Note, however, that the national party committee, the House campaign committee and the Senate campaign committee are each considered a separate committee, with separate contribution limits (except for the special national party committee limit for Senate candidates).

Corporate/labor/membership organization PACs

All separate segregated funds (also called political action committees or PACs) established, financed, maintained or controlled by the same corporation or labor organization are affiliated. For example:

  • PACs established by a parent corporation and its subsidiaries are affiliated.
  • PACs established by a national or international union and its local unions are affiliated.
  • PACs established by a federation of national or international unions and the federation’s state and local central bodies are affiliated.
  • PACs established by an incorporated membership organization and its related state and local entities are affiliated.

When committees are not automatically affiliated under these conditions described above, the Commission may nevertheless conclude that two or more committees are affiliated based on factors listed in the regulations. The Commission makes these decisions, through advisory opinions, on a case-by-case basis. For examples, refer to the AOs listed in the legal citations block and AOs cited within.

Authorized committees

An authorized committee, however, can be affiliated only with another authorized committee of the same candidate. Note that, by definition, an unauthorized committee sponsored by an officeholder (that is, a “leadership PAC”) is not considered to be affiliated with any authorized committees sponsored by the same individual.

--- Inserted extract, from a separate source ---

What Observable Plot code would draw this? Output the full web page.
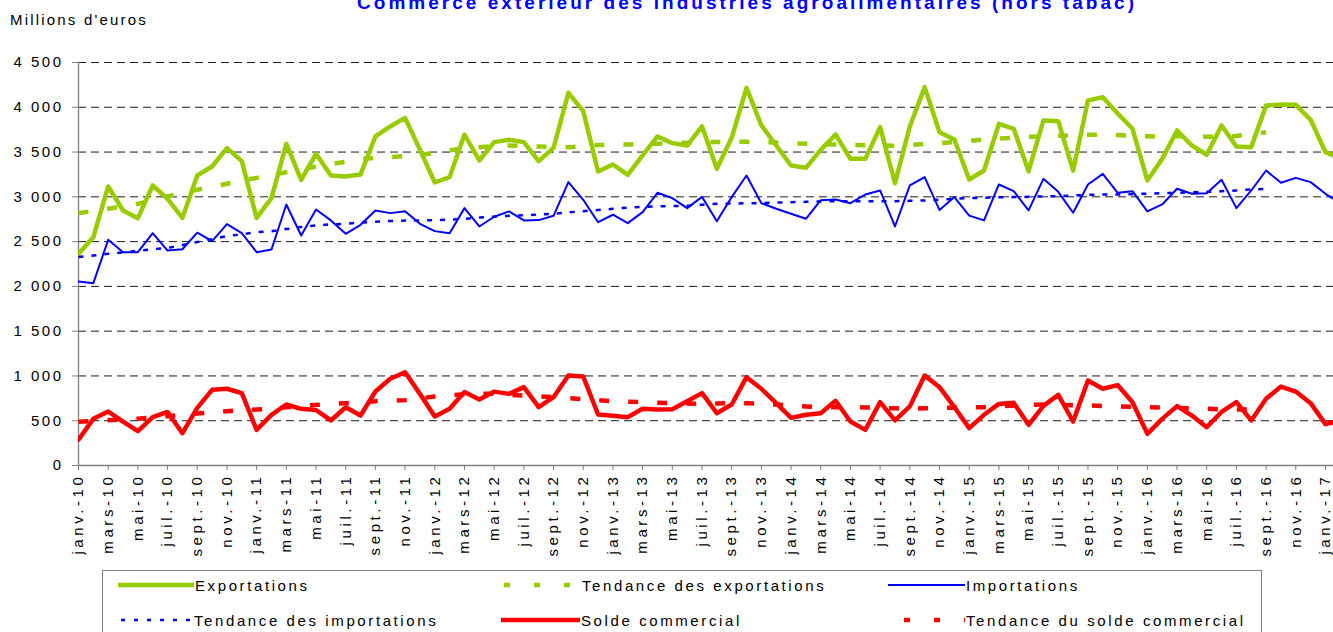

Unregistered local party organization

Local party organizations that do not have to register with the FEC may contribute an aggregate of $1,000 in a calendar year to federal candidates (assuming no other federal expenditures are made) without triggering a reporting requirement with the FEC. The organization must be able to show that the contribution was made with funds permissible under the Federal Election Campaign Act. Prior to crossing the registration threshold, the local organization does not share a contribution limit with the state party committee.